■ Aim:
Retype these lines and no others: the line holding "Reproduce this chart", the line holding "import seaborn as sns", and all lines between them. Pictures stay out.

■ Data listing:

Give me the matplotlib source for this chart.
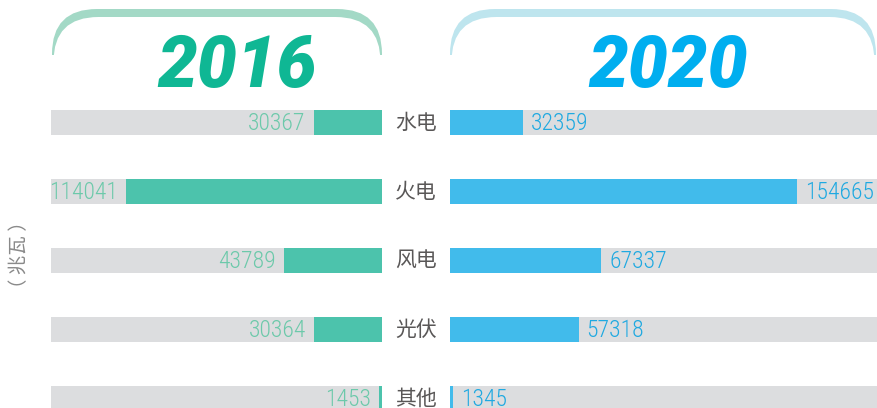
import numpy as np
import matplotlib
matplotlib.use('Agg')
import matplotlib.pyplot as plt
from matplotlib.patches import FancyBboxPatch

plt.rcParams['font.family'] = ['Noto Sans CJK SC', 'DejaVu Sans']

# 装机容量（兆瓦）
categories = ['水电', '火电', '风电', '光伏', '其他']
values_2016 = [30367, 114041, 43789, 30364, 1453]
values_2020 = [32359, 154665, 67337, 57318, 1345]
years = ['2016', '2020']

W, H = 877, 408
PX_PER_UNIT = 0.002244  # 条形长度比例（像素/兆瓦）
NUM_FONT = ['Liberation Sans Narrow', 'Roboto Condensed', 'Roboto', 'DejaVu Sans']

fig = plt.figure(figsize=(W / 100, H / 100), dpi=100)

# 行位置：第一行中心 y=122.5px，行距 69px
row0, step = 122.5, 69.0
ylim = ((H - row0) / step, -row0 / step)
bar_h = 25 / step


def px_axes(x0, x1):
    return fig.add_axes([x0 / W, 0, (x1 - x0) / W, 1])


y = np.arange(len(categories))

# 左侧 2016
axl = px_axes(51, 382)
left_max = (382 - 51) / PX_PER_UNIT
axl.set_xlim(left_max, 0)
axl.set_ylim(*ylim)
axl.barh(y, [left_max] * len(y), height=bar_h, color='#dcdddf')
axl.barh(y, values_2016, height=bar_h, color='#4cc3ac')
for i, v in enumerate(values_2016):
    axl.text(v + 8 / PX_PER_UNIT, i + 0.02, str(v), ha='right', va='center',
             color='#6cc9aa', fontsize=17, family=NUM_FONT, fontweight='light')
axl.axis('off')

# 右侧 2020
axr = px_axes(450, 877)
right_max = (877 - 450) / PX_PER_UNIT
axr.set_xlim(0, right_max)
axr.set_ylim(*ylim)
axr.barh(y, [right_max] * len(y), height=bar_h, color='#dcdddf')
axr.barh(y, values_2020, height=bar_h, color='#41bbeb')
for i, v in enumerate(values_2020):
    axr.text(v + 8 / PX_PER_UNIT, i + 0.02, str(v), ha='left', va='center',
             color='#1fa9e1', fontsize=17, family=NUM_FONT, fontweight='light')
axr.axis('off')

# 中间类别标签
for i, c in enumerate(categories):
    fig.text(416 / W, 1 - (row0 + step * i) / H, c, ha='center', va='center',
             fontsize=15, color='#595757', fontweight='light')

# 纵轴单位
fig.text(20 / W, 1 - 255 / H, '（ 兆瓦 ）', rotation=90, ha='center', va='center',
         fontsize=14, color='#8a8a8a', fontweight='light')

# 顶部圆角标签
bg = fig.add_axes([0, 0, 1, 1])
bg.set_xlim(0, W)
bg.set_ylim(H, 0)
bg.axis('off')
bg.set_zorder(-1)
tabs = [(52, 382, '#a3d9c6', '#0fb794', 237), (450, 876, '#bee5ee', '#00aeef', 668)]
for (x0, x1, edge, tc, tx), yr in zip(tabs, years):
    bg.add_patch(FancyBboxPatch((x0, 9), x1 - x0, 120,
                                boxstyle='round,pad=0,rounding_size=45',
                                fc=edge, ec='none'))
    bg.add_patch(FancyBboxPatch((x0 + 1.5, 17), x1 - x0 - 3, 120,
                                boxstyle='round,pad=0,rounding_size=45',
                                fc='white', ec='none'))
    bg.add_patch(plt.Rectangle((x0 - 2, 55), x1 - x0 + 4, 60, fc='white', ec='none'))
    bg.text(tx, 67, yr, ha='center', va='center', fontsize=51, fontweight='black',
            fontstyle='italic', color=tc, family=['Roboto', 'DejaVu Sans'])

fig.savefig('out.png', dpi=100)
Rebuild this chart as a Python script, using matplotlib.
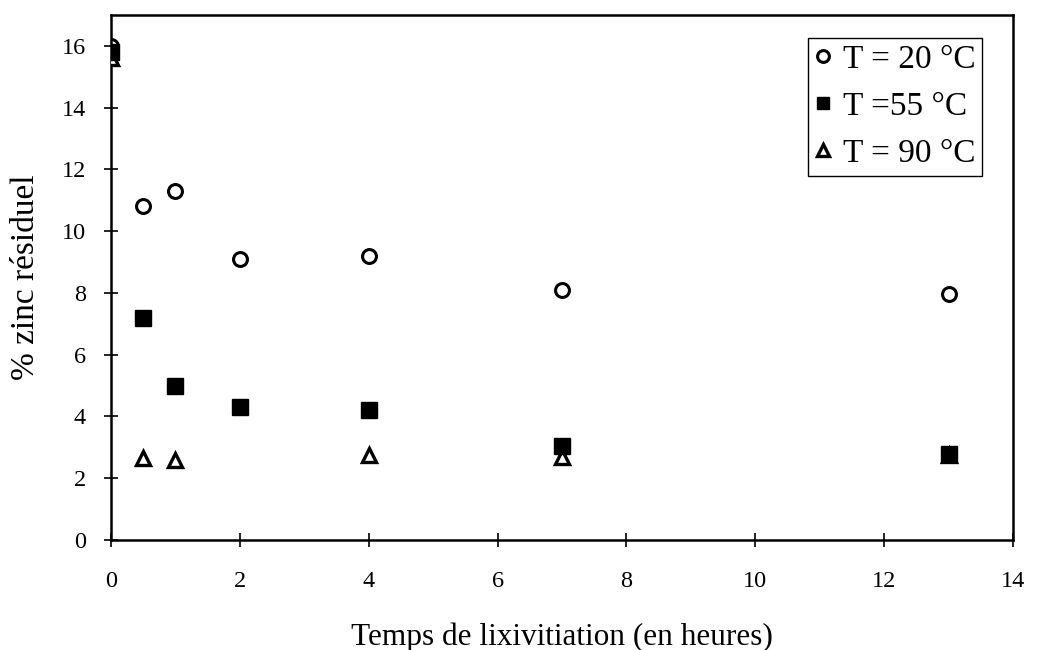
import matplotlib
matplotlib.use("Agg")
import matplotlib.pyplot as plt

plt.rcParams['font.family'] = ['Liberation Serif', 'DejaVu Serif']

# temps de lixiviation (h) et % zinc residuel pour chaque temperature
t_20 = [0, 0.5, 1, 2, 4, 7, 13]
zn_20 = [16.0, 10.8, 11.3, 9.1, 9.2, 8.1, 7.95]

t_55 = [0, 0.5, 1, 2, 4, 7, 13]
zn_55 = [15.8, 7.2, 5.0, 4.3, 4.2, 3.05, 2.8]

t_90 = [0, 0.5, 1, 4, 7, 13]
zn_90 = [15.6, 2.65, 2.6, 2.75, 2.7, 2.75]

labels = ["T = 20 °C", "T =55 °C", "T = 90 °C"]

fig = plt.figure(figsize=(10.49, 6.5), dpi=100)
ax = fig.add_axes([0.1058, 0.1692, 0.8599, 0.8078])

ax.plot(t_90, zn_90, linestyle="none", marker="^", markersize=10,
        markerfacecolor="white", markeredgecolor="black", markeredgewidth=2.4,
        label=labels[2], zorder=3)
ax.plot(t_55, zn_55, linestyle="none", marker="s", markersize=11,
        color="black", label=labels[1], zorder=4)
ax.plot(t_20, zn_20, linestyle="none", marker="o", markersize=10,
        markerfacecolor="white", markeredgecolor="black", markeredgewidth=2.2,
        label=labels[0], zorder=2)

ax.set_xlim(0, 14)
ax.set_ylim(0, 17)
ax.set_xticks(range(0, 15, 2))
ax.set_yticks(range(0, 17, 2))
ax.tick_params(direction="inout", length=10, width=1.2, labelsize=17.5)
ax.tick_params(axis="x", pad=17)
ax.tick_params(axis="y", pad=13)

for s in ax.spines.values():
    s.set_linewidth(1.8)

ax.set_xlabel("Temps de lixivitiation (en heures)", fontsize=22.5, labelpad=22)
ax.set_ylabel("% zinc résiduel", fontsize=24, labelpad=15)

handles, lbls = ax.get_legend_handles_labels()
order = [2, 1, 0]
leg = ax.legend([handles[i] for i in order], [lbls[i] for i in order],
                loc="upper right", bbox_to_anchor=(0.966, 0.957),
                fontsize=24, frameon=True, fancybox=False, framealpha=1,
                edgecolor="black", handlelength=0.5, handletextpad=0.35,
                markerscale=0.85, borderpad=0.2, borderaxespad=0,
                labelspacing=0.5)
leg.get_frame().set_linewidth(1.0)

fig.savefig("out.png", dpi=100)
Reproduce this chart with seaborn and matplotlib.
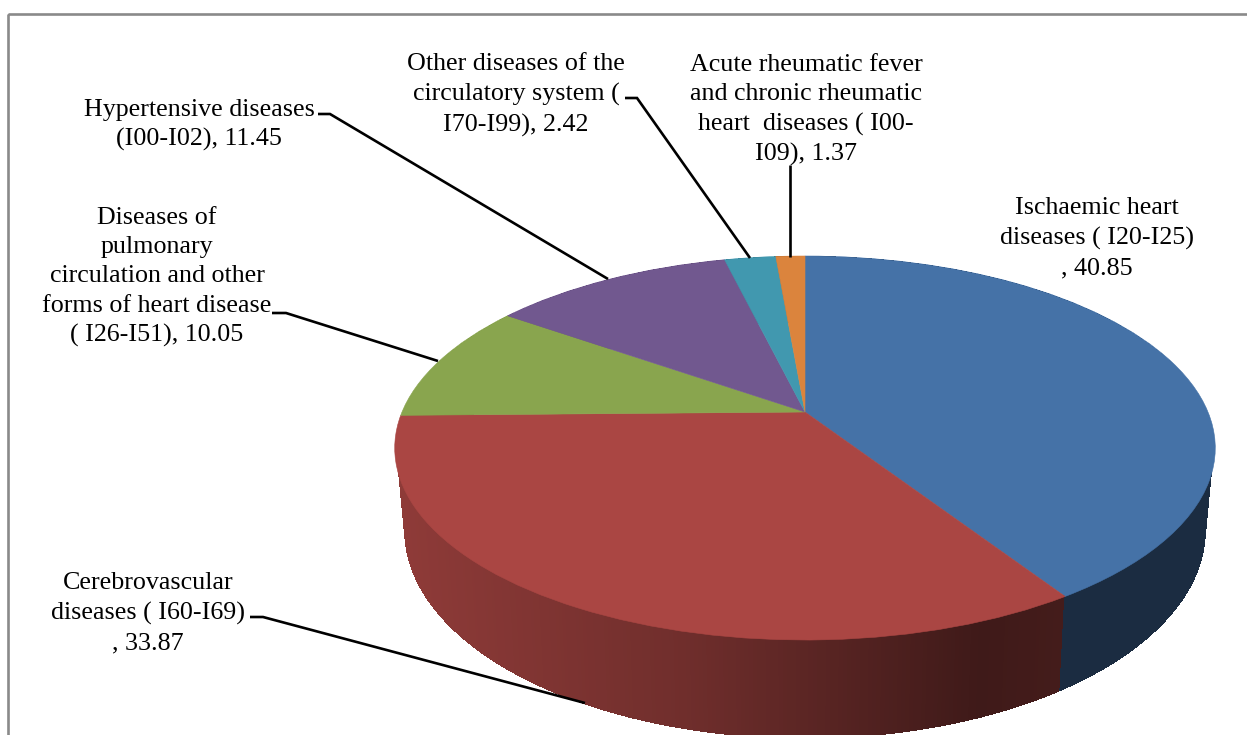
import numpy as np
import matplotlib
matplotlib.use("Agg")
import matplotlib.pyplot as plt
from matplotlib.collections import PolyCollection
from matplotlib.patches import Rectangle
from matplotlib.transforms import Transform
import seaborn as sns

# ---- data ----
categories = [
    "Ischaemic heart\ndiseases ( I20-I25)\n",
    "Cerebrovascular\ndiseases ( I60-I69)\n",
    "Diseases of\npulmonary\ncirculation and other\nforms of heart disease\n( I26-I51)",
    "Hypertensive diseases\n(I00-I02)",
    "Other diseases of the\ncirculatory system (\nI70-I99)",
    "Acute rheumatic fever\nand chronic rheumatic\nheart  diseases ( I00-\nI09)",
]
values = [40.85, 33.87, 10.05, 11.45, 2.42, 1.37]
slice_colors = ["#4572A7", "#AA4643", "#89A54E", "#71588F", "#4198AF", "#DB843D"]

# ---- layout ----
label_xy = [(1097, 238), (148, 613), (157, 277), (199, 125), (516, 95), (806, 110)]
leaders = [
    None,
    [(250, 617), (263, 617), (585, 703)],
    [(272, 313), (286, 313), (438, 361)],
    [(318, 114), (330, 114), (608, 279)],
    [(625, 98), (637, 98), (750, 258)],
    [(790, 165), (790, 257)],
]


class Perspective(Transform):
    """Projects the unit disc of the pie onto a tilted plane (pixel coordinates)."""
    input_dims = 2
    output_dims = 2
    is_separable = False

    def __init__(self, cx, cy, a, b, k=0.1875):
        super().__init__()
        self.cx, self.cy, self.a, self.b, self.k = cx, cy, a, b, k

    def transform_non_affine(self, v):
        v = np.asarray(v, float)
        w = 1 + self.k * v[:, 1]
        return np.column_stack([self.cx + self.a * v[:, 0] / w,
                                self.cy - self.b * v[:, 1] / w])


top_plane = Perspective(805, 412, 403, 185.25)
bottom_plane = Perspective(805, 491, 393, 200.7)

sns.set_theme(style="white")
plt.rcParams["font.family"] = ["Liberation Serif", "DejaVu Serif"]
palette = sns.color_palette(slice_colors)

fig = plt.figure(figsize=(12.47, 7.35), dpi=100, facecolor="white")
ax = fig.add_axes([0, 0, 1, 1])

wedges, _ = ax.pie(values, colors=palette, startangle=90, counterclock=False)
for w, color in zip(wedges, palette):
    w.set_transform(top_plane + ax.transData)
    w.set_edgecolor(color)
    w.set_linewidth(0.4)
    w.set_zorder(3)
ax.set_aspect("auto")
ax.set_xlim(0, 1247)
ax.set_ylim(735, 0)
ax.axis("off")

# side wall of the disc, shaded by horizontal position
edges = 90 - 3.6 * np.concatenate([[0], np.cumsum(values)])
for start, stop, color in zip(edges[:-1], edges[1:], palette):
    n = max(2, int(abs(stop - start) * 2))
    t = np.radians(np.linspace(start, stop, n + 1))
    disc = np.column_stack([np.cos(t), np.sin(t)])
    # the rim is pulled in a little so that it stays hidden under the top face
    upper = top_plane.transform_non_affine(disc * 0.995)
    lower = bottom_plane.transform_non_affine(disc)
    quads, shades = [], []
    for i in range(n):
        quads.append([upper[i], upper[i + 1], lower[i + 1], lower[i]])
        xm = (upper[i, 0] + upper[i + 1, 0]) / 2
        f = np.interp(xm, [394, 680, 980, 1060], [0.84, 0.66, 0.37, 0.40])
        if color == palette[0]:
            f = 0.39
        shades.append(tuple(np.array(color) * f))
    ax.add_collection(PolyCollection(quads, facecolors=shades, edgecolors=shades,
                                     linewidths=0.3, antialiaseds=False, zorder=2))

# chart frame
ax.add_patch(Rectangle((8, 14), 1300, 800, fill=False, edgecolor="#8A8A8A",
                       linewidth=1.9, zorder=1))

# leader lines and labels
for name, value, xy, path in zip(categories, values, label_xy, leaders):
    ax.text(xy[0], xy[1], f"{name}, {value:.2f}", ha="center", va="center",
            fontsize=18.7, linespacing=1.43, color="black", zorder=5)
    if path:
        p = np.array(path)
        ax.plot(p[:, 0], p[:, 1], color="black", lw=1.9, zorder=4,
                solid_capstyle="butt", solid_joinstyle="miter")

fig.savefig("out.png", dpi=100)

■ Task answer:
Reproduce this chart with seaborn and matplotlib.
import numpy as np
import matplotlib
matplotlib.use("Agg")
import matplotlib.pyplot as plt
from matplotlib.collections import PolyCollection
from matplotlib.patches import Rectangle
from matplotlib.transforms import Transform
import seaborn as sns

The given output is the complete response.